TWO men currently hoping to achieve the rare feat of following through on a fairytale ending they’ve set up for themselves are Mark Cavendish and Tibaut Pinot.
The Manxman and the Frenchman are negotiating the opening stages of a Tour de France they have both declared will be their last.
It’s the race that has for good or bad defined both their careers – and a stage win for either would round things off in perfect fashion.
Cavendish is the greatest sprinter in the history of the sport and his 34 stage wins at the Tour have him level with Eddy Merckx, cycling’s most dominant, incomparable, champion.
He has battled injury and illness, both physical and mental, as well as the inevitability of advancing years.
More than a few times it has looked like too much, like the end of the road.
At 38, he would have featured on the bedroom walls of his sprint rivals in the peloton not long after they were taking the stabilisers off but he’s still here and, as he showed in the final stage of the Giro d’Italia, still capable of getting to the line ahead of the young pretenders.
While Cavendish has enjoyed countless glory days, Pinot’s career has been characterised more by what might have been.
While his record is the envy of most cyclists, when he burst into the French public consciousness at the 2010 Tour he was immediately anointed as the nation’s great cycling hope, and with that hope comes the expectation of winning the Tour de France.
Without a Tour winner since Bernard Hinault in 1985, the French public has scratched around for someone to carry their summer dreams ever since.
As the youngest rider in the Tour, Pinot won a stage and finished 10th overall, before finishing third two years later. Still only 24 he was primed to shoulder those French hopes again and again.
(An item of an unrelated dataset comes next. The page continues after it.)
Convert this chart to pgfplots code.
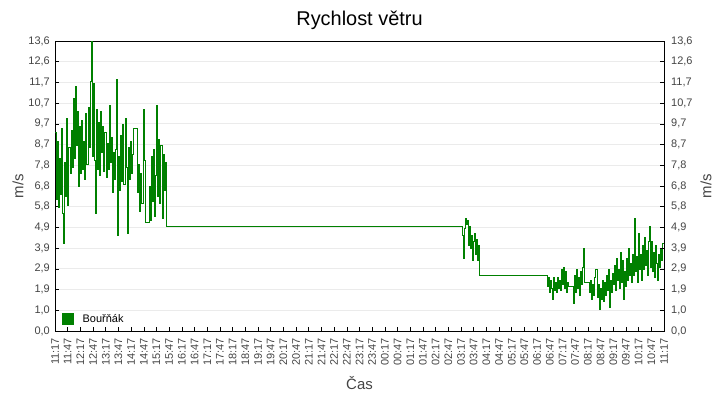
\documentclass[border=0pt]{standalone}
\usepackage{fontspec}
\setmainfont{Liberation Sans}
\usepackage{pgfplots}
\usepackage{pgfplotstable}
\pgfplotsset{compat=1.18}

\definecolor{windgreen}{RGB}{0,128,0}
\definecolor{gridgray}{RGB}{235,235,235}
\definecolor{labelgray}{RGB}{68,68,68}

% t = minutes since 11:17, v = wind speed in m/s
\pgfplotstableread{
t v
0 9.3
2.5 6.2
5 8.9
7.5 5.8
10 8.1
12.5 6.4
15 9.5
17.5 5.5
20 4.1
22.5 7.9
25 6.3
27.5 10.0
30 5.9
32.5 8.6
35 7.4
37.5 9.4
40 7.7
42.5 10.9
45 8.1
47.5 11.5
50 8.7
52.5 10.3
55 6.8
57.5 9.6
60 7.4
62.5 9.9
65 7.6
67.5 8.9
70 7.1
72.5 10.2
75 7.8
77.5 10.5
80 8.6
82.5 11.7
85 13.6
87.5 8.2
90 11.6
92.5 8.0
95 5.5
97.5 10.4
100 7.6
102.5 9.8
105 7.3
107.5 10.3
110 8.4
112.5 9.6
115 7.5
117.5 9.3
120 7.2
122.5 8.8
125 7.6
127.5 10.6
130 7.9
132.5 9.1
135 6.5
137.5 8.4
140 7.1
142.5 8.5
145 11.8
147.5 4.5
150 8.2
152.5 6.6
155 9.2
157.5 7.0
160 9.7
162.5 6.9
165 10.0
167.5 7.7
170 4.6
172.5 8.6
175 7.1
177.5 8.9
180 7.4
182.5 8.3
185 9.5
187.5 9.5
190 9.5
192.5 9.5
195 6.5
197.5 7.8
200 5.6
202.5 7.4
205 6.0
207.5 10.4
210 8.0
212.5 5.1
215 5.1
217.5 5.1
220 5.1
222.5 6.8
225 5.2
227.5 8.2
230 6.1
232.5 8.5
235 5.4
237.5 7.3
240 10.6
242.5 6.3
245 9.0
247.5 6.0
250 8.7
252.5 5.3
255 8.3
257.5 6.6
260 7.9
262.5 4.9
962 4.5
964.5 3.4
967 4.8
969 5.3
971.5 5.0
974 5.2
976 4.0
978.5 4.9
981 3.9
983.5 4.5
986 3.3
988 4.2
990.5 4.6
993 3.6
995 4.3
997.5 3.3
1000 4.0
1002 2.6
1161 2.6
1163.4 2.1
1165.8 2.5
1168.2 1.8
1170.6 2.4
1173 2.0
1175.4 1.5
1177.8 2.5
1180.2 1.9
1182.6 2.3
1185 1.8
1187.4 2.5
1189.8 2.0
1192.2 2.4
1194.6 1.9
1197 2.9
1199.4 2.2
1201.8 3.0
1204.2 2.0
1206.6 2.8
1209 1.8
1211.4 2.3
1213.8 2.1
1216.2 2.1
1218.6 2.1
1221 2.1
1223.4 2.1
1225.8 1.3
1228.2 2.6
1230.6 1.8
1233 2.9
1235.4 2.0
1237.8 2.5
1240.2 1.7
1242.6 2.8
1245 2.2
1247.4 3.0
1249.8 3.9
1252.2 2.3
1254.6 2.3
1257 2.3
1259.4 2.3
1261.8 2.3
1264.2 1.8
1266.6 2.4
1269 1.5
1271.4 2.2
1273.8 1.7
1276.2 2.5
1278.6 2.9
1281 1.6
1283.4 2.2
1285.8 1.0
1288.2 2.0
1290.6 1.5
1293 2.4
1295.4 1.4
1297.8 2.3
1300.2 1.7
1302.6 2.6
1305 1.9
1307.4 2.9
1309.8 1.1
1312.2 2.4
1314.6 1.8
1317 2.7
1319.4 2.2
1321.8 3.1
1324.2 1.9
1326.6 3.4
1329 2.4
1331.4 2.9
1333.8 2.0
1336.2 3.7
1338.6 2.3
1341 3.3
1343.4 1.5
1345.8 2.8
1348.2 2.1
1350.6 3.4
1353 2.4
1355.4 3.9
1357.8 2.6
1360.2 3.2
1362.6 2.3
1365 3.6
1367.4 2.6
1369.8 5.3
1372.2 2.8
1374.6 3.5
1377 2.3
1379.4 4.6
1381.8 2.9
1384.2 3.6
1386.6 2.4
1389 4.0
1391.4 2.9
1393.8 4.4
1396.2 3.1
1398.6 3.8
1401 2.6
1403.4 4.2
1405.8 4.9
1408.2 3.0
1410.6 4.2
1413 2.8
1415.4 3.7
1417.8 2.5
1420.2 4.0
1422.6 3.2
1425 2.4
1427.4 3.6
1429.8 3.0
1432.2 3.9
1434.6 3.3
1437 4.1
1439.4 3.2
1440 3.0
}\windtable

\pgfplotsset{
  windbase/.style={
    scale only axis,
    width=609bp, height=290bp,
    xmin=0, xmax=1440, ymin=0, ymax=13.6,
    ytick={0,0.97143,1.94286,2.91429,3.88571,4.85714,5.82857,6.8,7.77143,8.74286,9.71429,10.68571,11.65714,12.62857,13.6},
    yticklabels={{0,0},{1,0},{1,9},{2,9},{3,9},{4,9},{5,8},{6,8},{7,8},{8,7},{9,7},{10,7},{11,7},{12,6},{13,6}},
    major tick length=4bp,
    tick style={black, line width=0.6bp},
    tick align=inside,
    axis line style={black, line width=0.8bp},
    tick label style={font=\fontsize{11}{13}\selectfont, text=labelgray},
    yticklabel style={inner sep=0pt},
  }
}

\begin{document}
\begin{tikzpicture}
\begin{axis}[
  windbase,
  xtick={0,30,...,1440},
  xticklabels={11:17,11:47,12:17,12:47,13:17,13:47,14:17,14:47,15:17,15:47,16:17,16:47,17:17,17:47,18:17,18:47,19:17,19:47,20:17,20:47,21:17,21:47,22:17,22:47,23:17,23:47,00:17,00:47,01:17,01:47,02:17,02:47,03:17,03:47,04:17,04:47,05:17,05:47,06:17,06:47,07:17,07:47,08:17,08:47,09:17,09:47,10:17,10:47,11:17},
  xticklabel style={rotate=90, anchor=east, inner sep=0pt},
  xticklabel shift=7bp,
  yticklabel shift=5bp,
  xtick pos=bottom,
  ytick pos=left,
  ymajorgrids,
  grid style={gridgray, line width=0.8bp},
  xlabel={Čas},
  ylabel={m/s},
  every axis x label/.style={at={(axis description cs:0.5,0)}, anchor=center, yshift=-52bp,
    font=\fontsize{15}{18}\selectfont, text=labelgray},
  every axis y label/.style={at={(axis description cs:0,0.5)}, xshift=-37bp, rotate=90, anchor=center,
    font=\fontsize{15}{18}\selectfont, text=labelgray},
  title={Rychlost větru},
  every axis title shift=0pt,
  title style={at={(axis description cs:0.5,1)}, anchor=center, yshift=21bp,
    font=\fontsize{20}{24}\selectfont, text=black},
  legend style={at={(axis description cs:0,0)}, anchor=south west, xshift=4bp, yshift=3bp,
    draw=none, fill=none, font=\fontsize{11}{13}\selectfont},
  legend cell align=left,
]
\addplot[const plot, windgreen, line width=0.5bp,
  legend image code/.code={\fill[windgreen] (0bp,-5.5bp) rectangle (11bp,5.5bp); \path (18bp,0bp);}]
  table[x=t, y=v] {\windtable};
\addlegendentry{Bouřňák}
\end{axis}
\begin{axis}[
  windbase,
  axis x line=none,
  axis y line*=right,
  yticklabel shift=7bp,
  ylabel={m/s},
  every axis y label/.style={at={(axis description cs:1,0.5)}, xshift=42bp, rotate=90, anchor=center,
    font=\fontsize{15}{18}\selectfont, text=labelgray},
]
\addplot[draw=none] coordinates {(0,0)};
\end{axis}
\pgfresetboundingbox
\path[use as bounding box] (current axis.south west) ++(-55bp,-69bp) rectangle ++(720bp,400bp);
\end{tikzpicture}
\end{document}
But it never worked out.
Seemingly permanently beset by misfortune, Pinot didn’t finish three of his next four Tours.
In 2019 he appeared poised for victory when the freakiest of accidents – he tore a thigh muscle banging his leg in his handlebars while avoiding a crash in the peloton – saw him pull out in tears two days from the finish.
The following year he crashed on the first stage and didn’t fully recover until 18 months later.
He’s never made any secret of the fact the weight of expectation, of being the Frenchman leading the French team in the French sporting event has never sat comfortably with him.
He wasn’t even expected to ride the Tour in this his final season and appeared content to put away his bike and return to his family farm without the fanfare of one last ride in ‘La Grande Boucle’.
But here he is both supporting his team’s main overall hope David Gaudu while harbouring his own ambitions of a high finish or, more likely, a stage win that would spark the biggest celebration of the Tour.
An impressive Giro d’Italia has him, like Cavendish, dreaming of that fairytale ending.
But anyone who watches sport, or reads fairytales, knows what is just as likely.
Those stories are not all sweetness and light and strip away their Disneyfication and you’ll find that in their original forms plenty also end in gruesome, harsh and cruel ways.
But for McManus or Cavendish or Pinot – or us eagerly following their adventures – the mere chance of that fairytale is reason enough to keep going to the very end, even if in the sporting world not everyone can live happily ever after.